Director and Filmmaker Amma Asante, who graces our European Edition of the August/September Issue is the first ever black person to open the BFI London Film Festival in its 60 year history, as the programme for the acclaimed event launched today, with Festival Director Clare Stewart presenting this year’s diverse selection of films and events.
The Festival will open with the European Premiere of Asante’s A UNITED KINGDOM, starring David Oyelowo and Rosamund Pike. Director Asante, a previous winner of the Festival’s UK Film Talent Award, returns to the Festival for a second time with a film that tells the true story of Seretse Khama, King of Bechuanaland (modern Botswana), and Ruth Williams, the London office worker he married in 1947 in the face of fierce opposition from their families and the British and South African governments.
She discusses the film and her ascent in the high male-dominated and whitewashed movie directing industry, in an exclusive interview with New African Woman which is now out on newsstands.
There will be a live cinecast from the London event and simultaneous screenings taking place at cinemas across the UK.
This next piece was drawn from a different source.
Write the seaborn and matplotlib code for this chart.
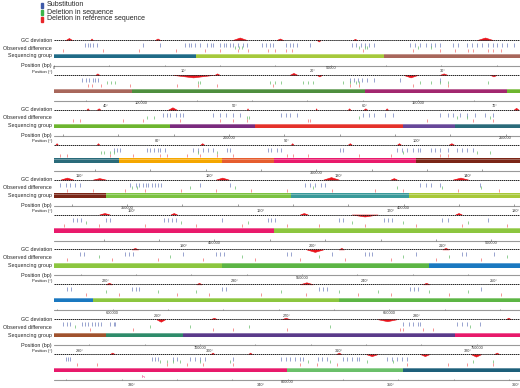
import numpy as np
import matplotlib
matplotlib.use("Agg")
import matplotlib.pyplot as plt
import seaborn as sns
import pandas as pd

# ==========================
# Data (positions in degrees, 0-360 around the genome)
# ==========================

GENOME_BP = 842000
ROW_DEG = 36
N_ROWS = 10

group_starts = [0, 11, 25.5, 42, 60, 71, 81, 87.5, 99, 103, 113, 121, 125, 136,
                148, 162.3, 171.4, 180, 197, 229, 245, 255, 274, 288, 292, 298, 319,
                342, 351]
group_ends = group_starts[1:] + [360]
group_colors = ["#1f6b87", "#a6c93c", "#a8675b", "#4e8e3e", "#a2276f", "#6db52f",
                "#7a2b7e", "#e5312b", "#674799", "#2a6b7a", "#f5a700", "#e65d2f",
                "#e91a6c", "#7b2617", "#7cc242", "#3a9a9a", "#a8c83a", "#e91a6c",
                "#8cc63f", "#5cb544", "#1a78c0", "#8cc63f", "#5cb544", "#a0522d",
                "#2e8b6a", "#5a3a8a", "#e8196b", "#6abf6a", "#1d5f7a"]

substitution = [
    2.4, 2.6, 2.8, 3.0, 3.3, 6.9, 8.2, 10.1, 10.4, 10.6, 10.9, 11.3, 11.8, 12.1, 12.3,
    12.8, 13.1, 13.3, 13.6, 13.8, 14.2, 14.6, 14.9, 16.1, 16.4, 16.7, 16.9, 17.9, 18.2,
    18.5, 18.8, 19.8, 23.0, 23.3, 23.7, 24.0, 24.3, 24.7, 27.5, 27.9, 28.3, 28.7, 29.1,
    29.4, 29.8, 30.8, 31.2, 31.9, 32.3, 32.7, 33.1, 33.5, 33.9, 34.2, 34.6, 35.0, 35.5,
    38.2, 38.5, 38.7, 39.0, 39.2, 39.4, 58.9, 59.2, 59.5, 59.8, 60.2, 60.7, 62.7, 65.8,
    80.4, 80.7, 81.0, 81.4, 81.7, 82.0, 84.3, 84.8, 85.3, 85.8, 86.4, 89.5, 89.9, 90.2,
    90.8, 95.9, 96.3, 96.7, 97.6, 98.2, 101.8, 102.4, 102.8, 103.4, 103.9, 104.5, 105.3,
    105.9,
    112.6, 112.9, 113.1, 115.2, 115.4, 115.7, 116.0, 116.2, 116.6, 118.7, 119.1, 119.5,
    119.9, 120.3, 121.4, 121.6, 124.5, 124.8, 125.2, 125.5, 130.1, 130.3, 134.5, 134.9,
    135.3, 135.7, 136.1, 136.3, 137.1, 137.4, 137.8, 138.4, 139.1, 139.5, 139.9, 140.4,
    144.5, 144.9, 145.2, 145.6, 146.0, 149.9, 150.3, 150.6, 150.9, 151.1, 151.3, 151.6,
    151.8, 152.0, 152.3, 155.3, 157.6, 163.4, 163.8, 164.2, 164.6, 164.9, 172.3, 172.7,
    173.1, 173.8, 176.9,
    181.5, 181.8, 182.1, 184.0, 184.3, 188.5, 188.8, 189.1, 189.4, 193.0, 196.5, 196.8,
    197.1, 202.0, 202.3, 205.5, 205.8, 206.1, 210.0, 210.4, 213.5,
    218.0, 218.3, 221.5, 221.8, 222.1, 226.0, 228.5, 228.8, 229.1, 234.0, 234.3, 237.5,
    240.0, 240.3, 240.6, 244.0, 247.5, 247.8, 250.0,
    253.0, 253.3, 258.0, 258.3, 258.6, 265.0, 265.3, 272.5, 272.8, 273.1, 279.5, 279.8,
    280.1, 285.0,
    288.7, 289.0, 289.2, 290.2, 290.4, 290.6, 290.9, 291.2, 291.4, 291.6, 292.3, 292.6,
    292.7, 315.0, 315.4, 315.7, 316.1, 316.3, 319.1, 319.5, 319.9, 320.9,
    324.9, 325.1, 325.2, 331.6, 331.8, 332.0, 333.2, 333.5, 334.5, 334.9, 335.3, 335.7,
    337.8, 341.5, 341.9, 342.2, 342.6, 343.0, 343.2, 344.4, 344.7, 345.1, 346.3, 346.6,
    347.0, 347.4, 347.6, 349.7, 350.1, 350.5, 350.9, 351.3,
]

deletion_in_seq = [
    14.0, 14.3, 14.5, 23.6, 24.0, 24.2, 28.1, 29.1,
    40.1, 40.4, 40.7, 47.1, 47.3, 52.7, 53.1, 53.5, 55.2, 55.6, 56.0, 58.3, 58.9, 59.3,
    59.6, 64.3, 65.1, 65.8, 66.4, 69.5,
    79.2, 79.7, 86.9, 87.1, 95.6, 103.1, 103.9, 105.7,
    111.6, 111.9, 112.3, 112.6, 119.1, 120.6, 135.0, 140.7, 141.7,
    150.0, 150.4, 154.5, 158.0, 164.0, 170.5, 174.0, 177.0,
    182.5, 189.8, 195.0, 203.0, 207.0, 212.0,
    219.5, 225.0, 230.5, 236.5, 243.0, 246.5, 251.0,
    256.0, 260.0, 263.0, 269.5, 274.0, 277.0, 281.0, 284.0,
    289.6, 295.4, 298.5, 303.1, 309.3, 320.1,
    332.2, 332.7, 333.2, 333.7, 335.3, 337.6, 343.6, 345.3, 348.2, 350.2, 356.4, 357.9,
]

deletion_in_ref = [
    0.7, 3.8, 6.6, 9.4, 11.7, 12.8, 14.2, 15.0, 16.5, 17.1, 17.9, 18.4, 23.9, 27.7,
    29.8, 31.0, 32.0, 32.4, 33.5, 33.9, 34.5,
    38.6, 38.9, 39.6, 41.9, 45.5, 47.1, 48.6, 52.9, 58.9, 59.6, 63.7, 66.4,
    73.5, 74.0, 77.3, 78.9, 81.7, 84.8, 85.8, 86.9, 91.6, 91.8, 100.8, 104.4, 105.9,
    108.5, 109.0, 112.3, 114.1, 116.2, 116.7, 118.3, 119.3, 120.6, 121.8, 126.0, 126.5,
    127.6, 131.6, 134.0, 137.8, 138.4,
    145.0, 147.0, 149.5, 151.0, 153.8, 156.5, 159.2, 162.0, 165.5, 168.8, 171.0, 175.2,
    178.4,
    180.8, 183.5, 187.0, 191.0, 194.5, 198.0, 200.5, 204.0, 208.0, 211.5, 215.0,
    217.0, 220.5, 224.0, 227.5, 231.5, 235.0, 238.5, 242.0, 245.5, 249.0,
    254.5, 257.0, 261.5, 264.0, 268.0, 271.5, 275.5, 278.0, 282.5, 286.5,
    290.8, 294.1, 300.3, 301.8, 306.0, 314.7, 315.0, 316.5, 317.3,
    325.8, 327.3, 332.7, 334.3, 335.5, 337.8, 343.0, 344.3, 345.9, 351.3, 354.4, 355.9,
    357.9,
]

# GC deviation peaks: start, end, height (px above/below the baseline)
gc_start = [0.9, 2.8, 7.8, 13.8, 17.2, 20.3, 23.1, 32.7,
            39.2, 45.2, 48.4, 54.2, 56.3, 63.0, 65.8, 69.7,
            74.5, 75.3, 80.8, 86.9, 92.2, 94.7, 95.9, 97.6, 107.5,
            108.1, 111.3, 119.3, 126.3, 130.7, 134.5, 138.5,
            144.5, 147.0, 156.5, 164.8, 170.0, 174.8,
            183.5, 189.0, 199.0, 203.0, 211.0,
            222.0, 235.5, 238.0, 246.0,
            256.0, 263.0, 271.0, 280.5,
            295.9, 300.1, 305.6, 313.0, 322.9,
            328.3, 336.1, 339.0, 345.8, 348.1, 352.3, 356.2, 358.0]
gc_end = [1.4, 3.0, 8.2, 14.9, 17.7, 20.6, 23.4, 33.9,
          39.5, 48.3, 48.8, 54.8, 56.7, 64.1, 66.4, 70.2,
          74.7, 75.6, 81.5, 87.0, 92.3, 94.9, 96.2, 97.8, 107.9,
          108.3, 111.5, 119.6, 126.5, 131.0, 134.8, 138.9,
          145.5, 148.0, 157.5, 166.0, 170.5, 176.0,
          184.3, 189.5, 199.6, 205.0, 211.5,
          222.5, 236.8, 238.4, 246.5,
          256.5, 263.4, 272.0, 281.0,
          296.6, 300.6, 306.2, 314.5, 323.3,
          328.7, 336.4, 339.3, 346.2, 349.0, 353.0, 357.0, 358.4]
gc_height = [2, 1.5, 1.5, 2.5, 1.5, -1.5, 1.2, 2.5,
             1.5, -2.5, 1.5, 2, -1.5, -2.5, 1.5, -1.5,
             1.5, 1.5, 2.5, 1.5, 1.5, 1.5, 1.5, 1.5, 2,
             1.5, 1.5, 1.5, 1.5, 1.5, 1.5, 1.5,
             2, 1.5, 2, 2.5, 1.5, 2,
             1.5, 1.5, 1.5, -2, 1.5,
             1.5, -2.5, 1.5, 1.5,
             1.5, 1.5, 2, 1.5,
             -2.5, 1.5, 1.5, -2, 1.5,
             1.5, 1.5, 1.5, 1.5, -2, -2, -2.5, 1.5]

legend_labels = ["Substitution", "Deletion in sequence", "Deletion in reference sequence"]
legend_colors = ["#3f5aa8", "#3cb44a", "#e8262a"]

feature_label = "rh"
feature_deg = 330.9

# ==========================
# Figure
# ==========================

sns.set_style("white")
plt.rcParams['font.family'] = ['Liberation Sans', 'DejaVu Sans']

W, H = 520, 388
fig = plt.figure(figsize=(W / 100, H / 100), dpi=100)

peaks = pd.DataFrame({"start": gc_start, "end": gc_end, "height": gc_height})
bp_ticks = np.arange(0, GENOME_BP + 1, 10000)
deg_per_bp = 360 / GENOME_BP

for r in range(N_ROWS):
    b = 56 + 34.9 * r
    ax = fig.add_axes([54 / W, 1 - (b + 15) / H, 466 / W, 35 / H])
    lo, hi = r * ROW_DEG, (r + 1) * ROW_DEG
    ax.set_xlim(lo, hi)
    ax.set_ylim(-15, 20)
    ax.axis("off")

    # GC deviation
    sns.lineplot(x=[lo, hi], y=[16, 16], ax=ax, color="#222222", lw=0.7,
                 legend=False)
    ax.lines[-1].set_dashes((1.5, 0.6))
    for _, p in peaks.iterrows():
        ax.fill_between([p.start, (p.start + p.end) / 2, p.end], 16,
                        [16, 16 + p.height, 16], color="#e8141c", lw=0.4,
                        edgecolor="#e8141c")

    # observed differences
    ax.vlines(substitution, 9, 13, colors="#5567b0", lw=0.5, alpha=0.85)
    ax.vlines(deletion_in_seq, 7, 10, colors="#4cb050", lw=0.5, alpha=0.85)
    ax.vlines(deletion_in_ref, 4, 7, colors="#f05050", lw=0.5, alpha=0.85)

    # sequencing groups
    for s, e, c in zip(group_starts, group_ends, group_colors):
        ax.barh(0, e - s, left=s, height=4.4, color=c, lw=0)
        ax.barh(1.6, e - s, left=s, height=1.0, color="white", alpha=0.3, lw=0)

    if lo <= feature_deg < hi:
        ax.text(feature_deg, -6.5, feature_label, fontsize=3, color="#e8196b",
                ha="center", va="center")

    # position axis
    ax.axhline(-10, color="#999999", lw=0.8)
    t = bp_ticks * deg_per_bp
    t = t[(t >= lo) & (t <= hi)]
    ax.vlines(t, -10, -8.6, colors="#777777", lw=0.5)
    for bp in bp_ticks[bp_ticks % 50000 == 0]:
        x = bp * deg_per_bp
        if lo <= x < hi:
            ax.text(x, -12.4, str(bp), fontsize=2.8, ha="center", va="center",
                    color="#333333", clip_on=False)
    for d in range(10, 361, 10):
        if lo < d <= hi:
            ax.text(d, -15.4, f"{d}°", fontsize=2.8,
                    ha="right" if d == hi else "center", va="center",
                    color="#333333", clip_on=False)

    if r % 2 == 0:
        for txt, dy, fs in [("GC deviation", -16, 3.85), ("Observed difference", -8, 3.85),
                            ("Sequencing group", 0, 3.85), ("Position (bp)", 10, 3.85),
                            ("Position (°)", 15.5, 3.1)]:
            fig.text(52 / W, 1 - (b + dy) / H, txt, fontsize=fs, ha="right",
                     va="center")

# legend
for i, (lab, col) in enumerate(zip(legend_labels, legend_colors)):
    y = 5 + 7 * i
    fig.add_artist(plt.Rectangle((41 / W, 1 - (y + 2.5) / H), 2 / W, 5 / H,
                                 color=col, transform=fig.transFigure))
    fig.text(47 / W, 1 - y / H, lab, fontsize=5, va="center")

fig.savefig("out.png", dpi=100)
This year’s festival includes an agenda-setting Symposium event that heralds the BFI’s BLACK STAR project, the UK’s biggest ever season of film and television dedicated to celebrating the range, versatility and power of black actors coming in late October. Films within the Festival programme will amplify the season, while the Symposium will ask searching questions about the continued under-representation of black actors on screen, probing why opportunities for black actors in the US and the UK remain limited and aiming to drive forward a progressive agenda by spotlighting and exploring key issues for the film industry.
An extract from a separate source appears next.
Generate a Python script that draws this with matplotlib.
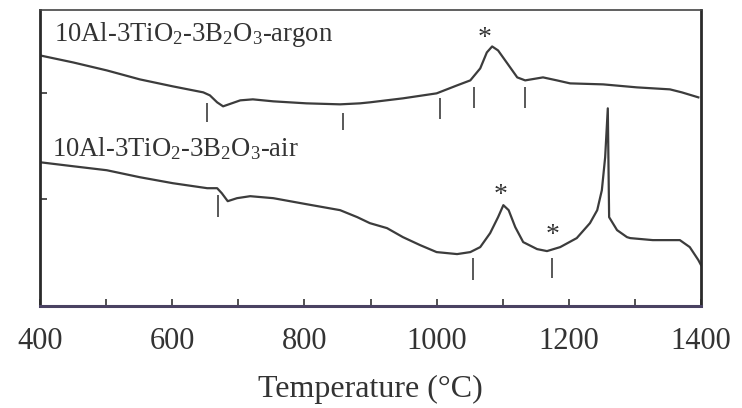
import matplotlib.pyplot as plt

plt.rcParams['font.family'] = ['Liberation Serif', 'DejaVu Serif']
plt.rcParams['mathtext.fontset'] = 'custom'
plt.rcParams['mathtext.rm'] = 'Liberation Serif'
plt.rcParams['mathtext.it'] = 'Liberation Serif'

# DTA traces (signal in arbitrary units)
argon_temp = [400, 450, 501, 551, 601, 647, 657, 668, 677, 690, 703, 722, 753,
              803, 854, 884, 899, 949, 1000, 1031, 1051, 1066, 1076, 1084,
              1093, 1107, 1122, 1134, 1161, 1182, 1202, 1252, 1303, 1353,
              1371, 1396]
argon_sig = [251, 244, 236, 227, 220, 214, 211, 204, 200, 203, 206, 207, 205,
             203, 202, 203, 204, 208, 213, 221, 226, 238, 254, 260,
             256, 243, 229, 226, 229, 226, 223, 222, 219, 217,
             214, 209]

air_temp = [400, 450, 501, 551, 601, 653, 668, 675, 684, 698, 718, 753, 803,
            854, 880, 899, 925, 949, 975, 1000, 1031, 1051, 1066, 1081, 1093,
            1101, 1109, 1119, 1131, 1152, 1167, 1187, 1212, 1232, 1243, 1250,
            1255, 1259, 1261, 1273, 1288, 1293, 1327, 1368, 1383, 1396, 1400]
air_sig = [144, 140, 136, 129, 123, 118, 118, 113, 105, 108, 110, 108, 102,
           96, 89, 83, 78, 69, 61, 54, 52, 54, 59, 73, 89,
           101, 96, 79, 64, 57, 55, 59, 68, 83, 96, 116,
           149, 198, 89, 76, 69, 68, 66, 66, 59, 46, 41]

# short vertical markers and asterisks
argon_marks = [653, 858, 1005, 1057, 1134]
argon_mark_lo = [184, 176, 187, 198, 198]
argon_mark_hi = [203, 193, 208, 219, 219]
air_marks = [669, 1055, 1175]
air_mark_lo = [89, 26, 28]
air_mark_hi = [111, 48, 48]
argon_star = [1073]
argon_star_y = [268]
air_star = [1097, 1175]
air_star_y = [111, 71]

line_col = '#3c3c3c'

fig = plt.figure(figsize=(7.42, 4.08), dpi=100)
ax = fig.add_axes([40 / 742, 102 / 408, 661 / 742, 296.5 / 408])

ax.plot(argon_temp, argon_sig, color=line_col, lw=1.6)
ax.plot(air_temp, air_sig, color=line_col, lw=1.6)
ax.vlines(argon_marks, argon_mark_lo, argon_mark_hi, color=line_col, lw=1.2)
ax.vlines(air_marks, air_mark_lo, air_mark_hi, color=line_col, lw=1.2)
for t, s in zip(argon_star + air_star, argon_star_y + air_star_y):
    ax.text(t, s, '*', fontsize=20, ha='center', va='center', color='#333333')

ax.text(421, 272, '10Al-3TiO$_2$-3B$_2$O$_3$-argon', fontsize=19.2,
        ha='left', va='center', color='#333333')
ax.text(418, 158, '10Al-3TiO$_2$-3B$_2$O$_3$-air', fontsize=19.2,
        ha='left', va='center', color='#333333')

ax.set_xlim(400, 1400)
ax.set_ylim(0, 297)
ax.set_xticks([400, 600, 800, 1000, 1200, 1400])
ax.set_xticks(range(500, 1400, 200), minor=True)
ax.set_yticks([107, 213])
ax.set_yticklabels([])
ax.tick_params(axis='x', which='both', direction='in', length=5, width=1.2,
               labelsize=22, pad=15, colors='#333333')
ax.tick_params(axis='y', direction='in', length=5, width=1.2, colors='#333333')
ax.set_xlabel('Temperature (°C)', fontsize=23, labelpad=14, color='#333333')

ax.spines['left'].set_linewidth(2)
ax.spines['left'].set_color('#2a2a2a')
ax.spines['right'].set_linewidth(2)
ax.spines['right'].set_color('#2a2a2a')
ax.spines['bottom'].set_linewidth(2.2)
ax.spines['bottom'].set_color('#4a4262')
ax.spines['top'].set_linewidth(1.2)
ax.spines['top'].set_color('#444444')

fig.savefig('out.png', dpi=100)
To name a few, some of the films to showcase under the BLACK STAR lineup include Queen of Katwe. Again staring David Oyelowo, QUEEN OF KATWE is the vibrant true story of a young girl, Phiona Mutesi (played by newcomer MadinaNalwanga) selling corn on the streets of rural Uganda whose world rapidly changes when she is introduced to the game of chess by Robert Katende ( Oyelowo) a soccer player turned missionary. As a result of the support she receives from her mother Harriet (palyed buy academy award winner Lupita Nyong’o), family and community, Phiona is instilled with the confidence and determination she needs to pursue her dream of becoming an international chess champion.
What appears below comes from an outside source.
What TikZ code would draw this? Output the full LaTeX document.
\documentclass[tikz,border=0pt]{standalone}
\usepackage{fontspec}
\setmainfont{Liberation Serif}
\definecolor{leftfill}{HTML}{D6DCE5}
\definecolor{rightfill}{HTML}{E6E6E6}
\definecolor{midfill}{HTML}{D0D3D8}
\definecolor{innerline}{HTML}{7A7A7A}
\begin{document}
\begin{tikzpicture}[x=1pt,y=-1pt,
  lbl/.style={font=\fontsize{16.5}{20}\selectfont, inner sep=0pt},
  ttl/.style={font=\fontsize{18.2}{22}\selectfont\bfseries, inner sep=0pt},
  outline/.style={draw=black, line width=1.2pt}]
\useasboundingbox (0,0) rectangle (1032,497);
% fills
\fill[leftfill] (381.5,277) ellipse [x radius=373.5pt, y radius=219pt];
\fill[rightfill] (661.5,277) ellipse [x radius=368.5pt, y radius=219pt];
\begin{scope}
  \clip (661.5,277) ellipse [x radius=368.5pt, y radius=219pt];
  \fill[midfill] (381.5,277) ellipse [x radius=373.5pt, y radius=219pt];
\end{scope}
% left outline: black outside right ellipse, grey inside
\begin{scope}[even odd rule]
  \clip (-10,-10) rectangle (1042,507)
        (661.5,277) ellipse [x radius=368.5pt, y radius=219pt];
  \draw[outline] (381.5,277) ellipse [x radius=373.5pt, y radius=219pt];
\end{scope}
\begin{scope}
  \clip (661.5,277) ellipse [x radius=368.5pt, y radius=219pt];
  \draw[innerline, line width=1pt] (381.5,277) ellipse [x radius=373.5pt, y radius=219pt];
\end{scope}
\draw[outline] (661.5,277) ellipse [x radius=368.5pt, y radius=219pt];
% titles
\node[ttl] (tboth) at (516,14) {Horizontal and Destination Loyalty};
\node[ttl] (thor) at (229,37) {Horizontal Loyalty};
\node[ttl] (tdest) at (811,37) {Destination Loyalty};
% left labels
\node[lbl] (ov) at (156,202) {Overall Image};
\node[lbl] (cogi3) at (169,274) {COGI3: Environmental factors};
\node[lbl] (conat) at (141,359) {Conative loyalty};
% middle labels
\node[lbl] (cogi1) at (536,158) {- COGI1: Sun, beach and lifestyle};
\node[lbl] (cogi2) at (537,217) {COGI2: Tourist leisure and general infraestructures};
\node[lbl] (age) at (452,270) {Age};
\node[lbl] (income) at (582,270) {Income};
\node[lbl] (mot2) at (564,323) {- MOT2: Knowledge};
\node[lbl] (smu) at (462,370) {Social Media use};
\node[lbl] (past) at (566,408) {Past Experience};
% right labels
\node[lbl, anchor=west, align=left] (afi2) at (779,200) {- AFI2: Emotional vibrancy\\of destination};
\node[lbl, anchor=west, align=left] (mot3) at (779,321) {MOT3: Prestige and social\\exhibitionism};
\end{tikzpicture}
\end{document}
Another is ‘76’, a movie inspired by true events, set in 1976, six years after the end of the civil war in Nigeria, in which a heavily pregnant woman’s life crumbles when the news of her husband’s involvement in a botched military coup attempt hits the headlines. ‘76’ celebrates the quality of the true African woman by exploring the usually invisible pain of a soldier’s wife; it highlights the enduring Nigerian cultural values of courage, resilience, patience, loyalty, faith and family. It is visually ground breaking, emotionally engaging and amorously therapeutic. All shot in Nigeria by award-winning director, Izu Ojukwu starring Nigerian Nollywood megastars, Rita Dominic, Ramsey Nouah, Chidi Mokeme, Ibinabo Fiberesinma and Memry Savanhu. Also starring in the movie is actor Daniel K Daniel who recently won the best actor award at the 2016 Africa Movie Academy Awards (AMAA).
The 60th BFI London Film Festival from 5 – 16 October 2016. The full Festival programme will be announced on Thursday 1 September 2016.
The Black Star blockbuster season, will run from 17 October to the end of the year.